* What is required:
Copy the records below exactly, leaving out any pictures.

* Charts and diagrams as code:

..........

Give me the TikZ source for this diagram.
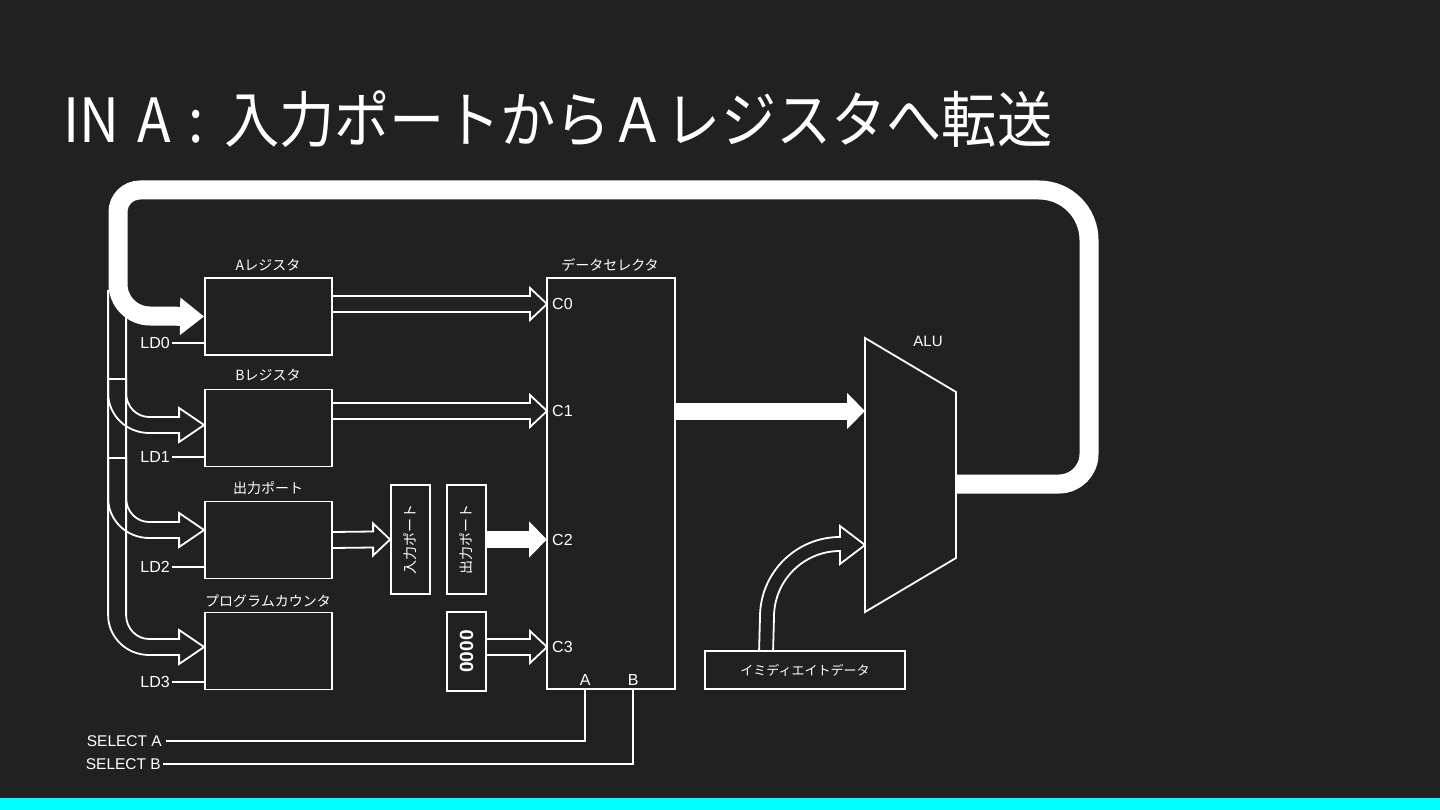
\documentclass[tikz,border=0pt]{standalone}
\usepackage{fontspec}
\setmainfont{Liberation Sans}
\newfontfamily\jpfont{Noto Sans CJK JP}
\usetikzlibrary{arrows.meta, calc}

\definecolor{slidebg}{HTML}{212121}
\definecolor{slidebar}{HTML}{00FFFF}

\tikzset{
  wire/.style={draw=white, line width=1.8pt, line join=miter},
  regbox/.style={draw=white, line width=1.8pt, minimum width=127pt, minimum height=77pt, inner sep=0pt},
  vbox/.style={draw=white, line width=1.8pt, minimum width=39pt, inner sep=0pt, text=white},
  jplabel/.style={text=white, inner sep=0pt, font=\jpfont\fontsize{14}{14}\selectfont},
  sig/.style={text=white, inner sep=0pt, font=\fontsize{16}{16}\selectfont},
  fat/.style={white, line width=17pt, -{Triangle[length=18pt, width=35pt]}},
}

% hollow straight arrow: #1 start, #2 tip (same height)
\newcommand{\hollowarrow}[2]{%
  \draw[wire] ($(#1)+(0,-8)$) -- ($(#2)+(-17,-8)$) -- ($(#2)+(-17,-16)$) -- (#2)
    -- ($(#2)+(-17,16)$) -- ($(#2)+(-17,8)$) -- ($(#1)+(0,8)$);}

% hollow bend from the load bus: #1 tip, #2 drop, #3 closing
\newcommand{\busarrow}[3]{%
  \draw[wire, shift={(#1)}] (-96,-#2) -- (-96,-32)
    arc[start angle=180, end angle=90, x radius=41, y radius=40]
    -- (-25,8) -- (-25,17) -- (0,0) -- (-25,-17) -- (-25,-8) -- (-55,-8)
    arc[start angle=90, end angle=180, x radius=23, y radius=24] -- (-78,-#2) #3;}

\begin{document}
\begin{tikzpicture}[x=1pt, y=-1pt]
% slide background
\fill[slidebg] (0,0) rectangle (1440,810);
\fill[slidebar] (0,798) rectangle (1440,810);
\useasboundingbox (0,0) rectangle (1440,810);

\node[anchor=base west, inner sep=0pt, text=white, font=\jpfont\fontsize{61}{61}\selectfont] (title) at (63,143)
  {\scalebox{0.905}[1]{IN\hspace{20pt}A\hspace{19pt}:\hspace{23pt}入力ポートからＡレジスタへ転送}};

% registers
\node[regbox] (areg) at (268.5,316.5) {};
\node[regbox] (breg) at (268.5,428) {};
\node[regbox] (oreg) at (268.5,540) {};
\node[regbox] (pcreg) at (268.5,651) {};
\node[jplabel] (lblA) at (268,265) {Aレジスタ};
\node[jplabel] (lblB) at (268,375) {Bレジスタ};
\node[jplabel] (lblO) at (268,488) {出力ポート};
\node[jplabel] (lblPC) at (268,601) {プログラムカウンタ};

% load signals
\foreach \n/\r/\y in {0/areg/343, 1/breg/457, 2/oreg/567, 3/pcreg/682} {
  \node[sig, anchor=east] (ld\n) at (170,\y) {LD\n};
  \draw[wire, shorten <=2pt] (ld\n.east) -- (\r.west |- ld\n.east);
}

% load bus bends
\coordinate (inPC) at ($(pcreg.west)+(0,-4)$);
\coordinate (inO) at ($(oreg.west)+(0,-10)$);
\coordinate (inB) at ($(breg.west)+(0,-3)$);
\busarrow{inPC}{357}{}
\busarrow{inO}{72}{-- cycle}
\busarrow{inB}{46}{-- cycle}

% data selector
\node[draw=white, line width=1.8pt, minimum width=128pt, minimum height=411pt, inner sep=0pt] (sel) at (611,483.5) {};
\node[jplabel] (lblsel) at (610,265) {データセレクタ};
\coordinate (c0) at (547,304);
\coordinate (c1) at (547,411);
\coordinate (c2) at (547,539.5);
\coordinate (c3) at (547,647);
\foreach \k in {0,...,3}
  \node[sig, anchor=west] (lc\k) at ($(c\k)+(5,0)$) {C\k};
\coordinate (pinA) at ($(sel.south west)+(39,0)$);
\coordinate (pinB) at ($(sel.south west)+(87,0)$);
\node[sig, anchor=base] (lpa) at ($(pinA)+(0,-4)$) {A};
\node[sig, anchor=base] (lpb) at ($(pinB)+(0,-4)$) {B};

% ports and constant
\node[vbox, minimum height=109pt, font=\jpfont\fontsize{14}{14}\selectfont] (ipbox) at (410.5,539.5) {\rotatebox{90}{入力ポート}};
\node[vbox, minimum height=109pt, font=\jpfont\fontsize{14}{14}\selectfont] (opbox) at (466.5,539.5) {\rotatebox{90}{出力ポート}};
\node[vbox, minimum height=79pt, font=\bfseries\fontsize{19}{19}\selectfont] (zbox) at (466.5,651.5) {\rotatebox{90}{0000}};

\hollowarrow{areg.east |- c0}{c0}
\hollowarrow{breg.east |- c1}{c1}
\hollowarrow{oreg.east}{ipbox.west}
\hollowarrow{zbox.east |- c3}{c3}
\draw[fat] (opbox.east) -- (c2);

% ALU
\coordinate (aluin1) at (865,411);
\coordinate (aluin2) at (865,545);
\coordinate (aluout) at (956,484);
\draw[wire] (865,338) -- (956,392) -- (956,558) -- (865,612) -- cycle;
\node[sig, font=\fontsize{15}{15}\selectfont] (lblalu) at (928,341) {ALU};
\draw[fat] (sel.east |- aluin1) -- (aluin1);

% immediate data
\node[draw=white, line width=1.8pt, minimum width=200pt, minimum height=38pt, inner sep=0pt, text=white, font=\jpfont\fontsize{13}{13}\selectfont] (imm) at (805,670) {イミディエイトデータ};
\draw[wire] ($(imm.north west)+(55,0)$) -- (760,617) arc[start angle=180, end angle=270, radius=80]
  -- (840,526) -- (aluin2) -- (840,564) -- (840,551)
  arc[start angle=270, end angle=180, radius=66] -- ($(imm.north west)+(69,0)$);

% write back loop
\draw[white, line width=19pt, -{Triangle[length=24pt, width=36pt]}] (aluout) -- (1059,484)
  arc[start angle=90, end angle=0, radius=30] -- (1089,240)
  arc[start angle=0, end angle=-90, radius=50] -- (140,190)
  arc[start angle=-90, end angle=-180, radius=22] -- (118,284)
  arc[start angle=180, end angle=90, radius=32] -- (areg.west);

% select lines
\node[sig, anchor=east, font=\fontsize{15.5}{15.5}\selectfont] (sela) at (162,741) {SELECT A};
\node[sig, anchor=east, font=\fontsize{15.5}{15.5}\selectfont] (selb) at (161,764) {SELECT B};
\draw[wire, shorten <=4pt] (sela.east) -| (pinA);
\draw[wire, shorten <=2pt] (selb.east) -| (pinB);
\end{tikzpicture}
\end{document}
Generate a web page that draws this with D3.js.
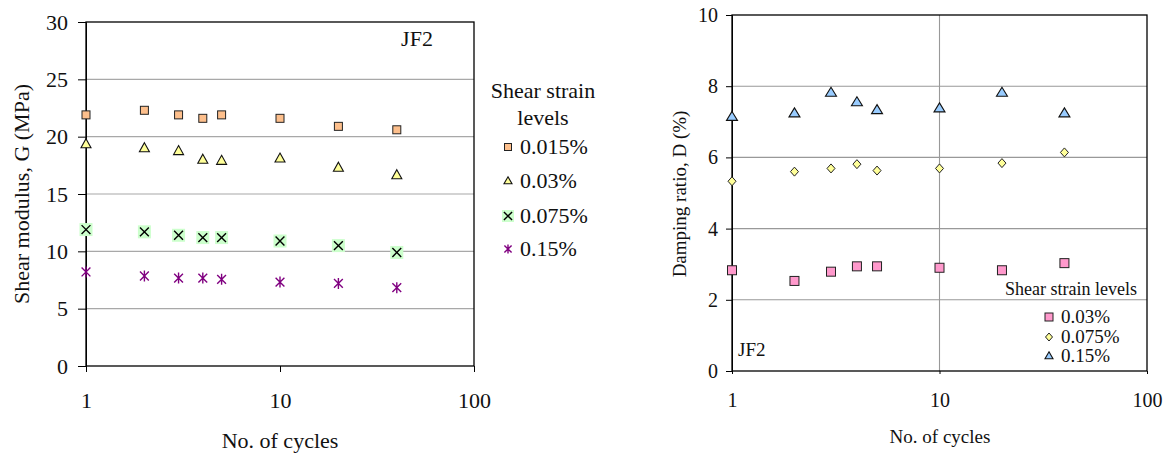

..........

* Exercise result:
Give me the TikZ source for this diagram.
\documentclass[tikz,border=0pt]{standalone}
\usepackage{fontspec}
\setmainfont{Liberation Sans}
\newfontfamily\jpfont{Noto Sans CJK JP}
\usetikzlibrary{arrows.meta, calc}

\definecolor{slidebg}{HTML}{212121}
\definecolor{slidebar}{HTML}{00FFFF}

\tikzset{
  wire/.style={draw=white, line width=1.8pt, line join=miter},
  regbox/.style={draw=white, line width=1.8pt, minimum width=127pt, minimum height=77pt, inner sep=0pt},
  vbox/.style={draw=white, line width=1.8pt, minimum width=39pt, inner sep=0pt, text=white},
  jplabel/.style={text=white, inner sep=0pt, font=\jpfont\fontsize{14}{14}\selectfont},
  sig/.style={text=white, inner sep=0pt, font=\fontsize{16}{16}\selectfont},
  fat/.style={white, line width=17pt, -{Triangle[length=18pt, width=35pt]}},
}

% hollow straight arrow: #1 start, #2 tip (same height)
\newcommand{\hollowarrow}[2]{%
  \draw[wire] ($(#1)+(0,-8)$) -- ($(#2)+(-17,-8)$) -- ($(#2)+(-17,-16)$) -- (#2)
    -- ($(#2)+(-17,16)$) -- ($(#2)+(-17,8)$) -- ($(#1)+(0,8)$);}

% hollow bend from the load bus: #1 tip, #2 drop, #3 closing
\newcommand{\busarrow}[3]{%
  \draw[wire, shift={(#1)}] (-96,-#2) -- (-96,-32)
    arc[start angle=180, end angle=90, x radius=41, y radius=40]
    -- (-25,8) -- (-25,17) -- (0,0) -- (-25,-17) -- (-25,-8) -- (-55,-8)
    arc[start angle=90, end angle=180, x radius=23, y radius=24] -- (-78,-#2) #3;}

\begin{document}
\begin{tikzpicture}[x=1pt, y=-1pt]
% slide background
\fill[slidebg] (0,0) rectangle (1440,810);
\fill[slidebar] (0,798) rectangle (1440,810);
\useasboundingbox (0,0) rectangle (1440,810);

\node[anchor=base west, inner sep=0pt, text=white, font=\jpfont\fontsize{61}{61}\selectfont] (title) at (63,143)
  {\scalebox{0.905}[1]{IN\hspace{20pt}A\hspace{19pt}:\hspace{23pt}入力ポートからＡレジスタへ転送}};

% registers
\node[regbox] (areg) at (268.5,316.5) {};
\node[regbox] (breg) at (268.5,428) {};
\node[regbox] (oreg) at (268.5,540) {};
\node[regbox] (pcreg) at (268.5,651) {};
\node[jplabel] (lblA) at (268,265) {Aレジスタ};
\node[jplabel] (lblB) at (268,375) {Bレジスタ};
\node[jplabel] (lblO) at (268,488) {出力ポート};
\node[jplabel] (lblPC) at (268,601) {プログラムカウンタ};

% load signals
\foreach \n/\r/\y in {0/areg/343, 1/breg/457, 2/oreg/567, 3/pcreg/682} {
  \node[sig, anchor=east] (ld\n) at (170,\y) {LD\n};
  \draw[wire, shorten <=2pt] (ld\n.east) -- (\r.west |- ld\n.east);
}

% load bus bends
\coordinate (inPC) at ($(pcreg.west)+(0,-4)$);
\coordinate (inO) at ($(oreg.west)+(0,-10)$);
\coordinate (inB) at ($(breg.west)+(0,-3)$);
\busarrow{inPC}{357}{}
\busarrow{inO}{72}{-- cycle}
\busarrow{inB}{46}{-- cycle}

% data selector
\node[draw=white, line width=1.8pt, minimum width=128pt, minimum height=411pt, inner sep=0pt] (sel) at (611,483.5) {};
\node[jplabel] (lblsel) at (610,265) {データセレクタ};
\coordinate (c0) at (547,304);
\coordinate (c1) at (547,411);
\coordinate (c2) at (547,539.5);
\coordinate (c3) at (547,647);
\foreach \k in {0,...,3}
  \node[sig, anchor=west] (lc\k) at ($(c\k)+(5,0)$) {C\k};
\coordinate (pinA) at ($(sel.south west)+(39,0)$);
\coordinate (pinB) at ($(sel.south west)+(87,0)$);
\node[sig, anchor=base] (lpa) at ($(pinA)+(0,-4)$) {A};
\node[sig, anchor=base] (lpb) at ($(pinB)+(0,-4)$) {B};

% ports and constant
\node[vbox, minimum height=109pt, font=\jpfont\fontsize{14}{14}\selectfont] (ipbox) at (410.5,539.5) {\rotatebox{90}{入力ポート}};
\node[vbox, minimum height=109pt, font=\jpfont\fontsize{14}{14}\selectfont] (opbox) at (466.5,539.5) {\rotatebox{90}{出力ポート}};
\node[vbox, minimum height=79pt, font=\bfseries\fontsize{19}{19}\selectfont] (zbox) at (466.5,651.5) {\rotatebox{90}{0000}};

\hollowarrow{areg.east |- c0}{c0}
\hollowarrow{breg.east |- c1}{c1}
\hollowarrow{oreg.east}{ipbox.west}
\hollowarrow{zbox.east |- c3}{c3}
\draw[fat] (opbox.east) -- (c2);

% ALU
\coordinate (aluin1) at (865,411);
\coordinate (aluin2) at (865,545);
\coordinate (aluout) at (956,484);
\draw[wire] (865,338) -- (956,392) -- (956,558) -- (865,612) -- cycle;
\node[sig, font=\fontsize{15}{15}\selectfont] (lblalu) at (928,341) {ALU};
\draw[fat] (sel.east |- aluin1) -- (aluin1);

% immediate data
\node[draw=white, line width=1.8pt, minimum width=200pt, minimum height=38pt, inner sep=0pt, text=white, font=\jpfont\fontsize{13}{13}\selectfont] (imm) at (805,670) {イミディエイトデータ};
\draw[wire] ($(imm.north west)+(55,0)$) -- (760,617) arc[start angle=180, end angle=270, radius=80]
  -- (840,526) -- (aluin2) -- (840,564) -- (840,551)
  arc[start angle=270, end angle=180, radius=66] -- ($(imm.north west)+(69,0)$);

% write back loop
\draw[white, line width=19pt, -{Triangle[length=24pt, width=36pt]}] (aluout) -- (1059,484)
  arc[start angle=90, end angle=0, radius=30] -- (1089,240)
  arc[start angle=0, end angle=-90, radius=50] -- (140,190)
  arc[start angle=-90, end angle=-180, radius=22] -- (118,284)
  arc[start angle=180, end angle=90, radius=32] -- (areg.west);

% select lines
\node[sig, anchor=east, font=\fontsize{15.5}{15.5}\selectfont] (sela) at (162,741) {SELECT A};
\node[sig, anchor=east, font=\fontsize{15.5}{15.5}\selectfont] (selb) at (161,764) {SELECT B};
\draw[wire, shorten <=4pt] (sela.east) -| (pinA);
\draw[wire, shorten <=2pt] (selb.east) -| (pinB);
\end{tikzpicture}
\end{document}
Generate a web page that draws this with D3.js.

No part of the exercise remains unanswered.